- First appearance: A Love of a Lifetime
- Last appearance: Perfidia
- Created by: Kevin Falls
- Portrayed by: Kevin McKidd

In-universe information
- Gender: male
- Occupation: Reporter
- Spouse: Katie Vasser (Wife)
- Children: Zack Vasser (Son)
- Relatives: Jack Vasser (Older Brother)
- Nationality: American

= Dan Vasser =

Daniel "Dan" Vasser is a fictional character on the American drama Journeyman. He is played by Scottish actor Kevin McKidd.

Vasser is the protagonist of the series, who begins to time travel, unable to stop or control the jumps. At the start of the series, Vasser is a reporter for the fictional newspaper the San Francisco Register, and is happily married to Katie Vasser née Barron of seven years with whom he has a son, Zack.

Vasser was born in San Francisco, California to Frank Vasser, a photographer, who left his wife and family on Christmas Eve 1979 when Dan was seven. About ten years before the start of the series, Vasser was engaged to Deputy District Attorney Olivia "Livia" Beale, who he shared an apartment with. At the same time Katie was dating Vasser's brother, Jack. When Livia was believed to have been killed in an airplane crash, Vasser developed a gambling problem. It was at this point that Katie (who had recently split-up with Jack) and Vasser became romantically involved.

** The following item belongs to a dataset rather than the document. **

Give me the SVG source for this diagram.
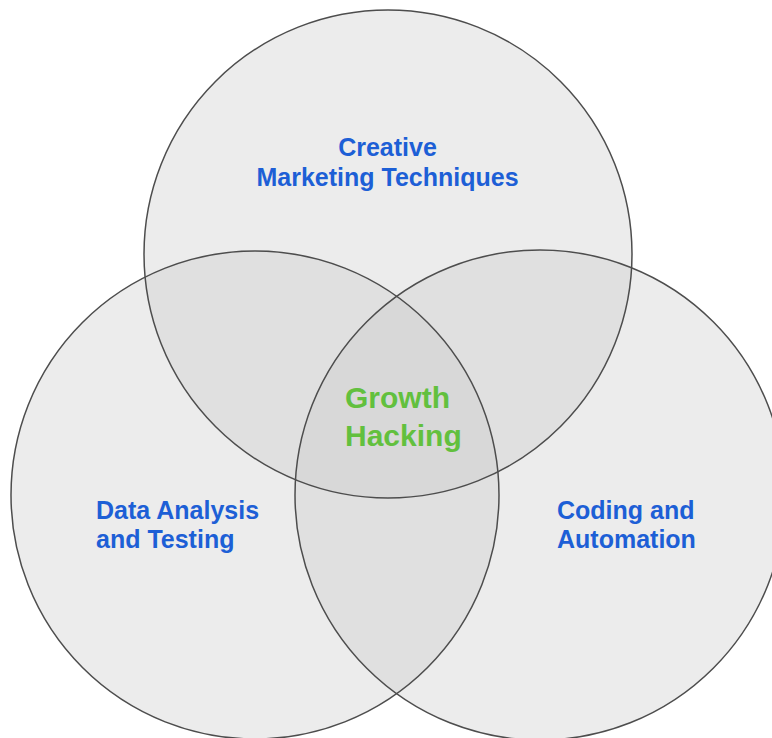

Vasser begins to involuntarily time travel on his seventh wedding anniversary, at first thinking he is hallucinating. With every trip he realizes that he is 'traveling' to help change the outcome of people's lives for the better. On his travels, Vasser is helped by Livia, who he initially believes is a ghost. As the series continues he finds out that Livia is in fact a time traveler like him, who was originally from 1948 and returned home just before her plane crashed.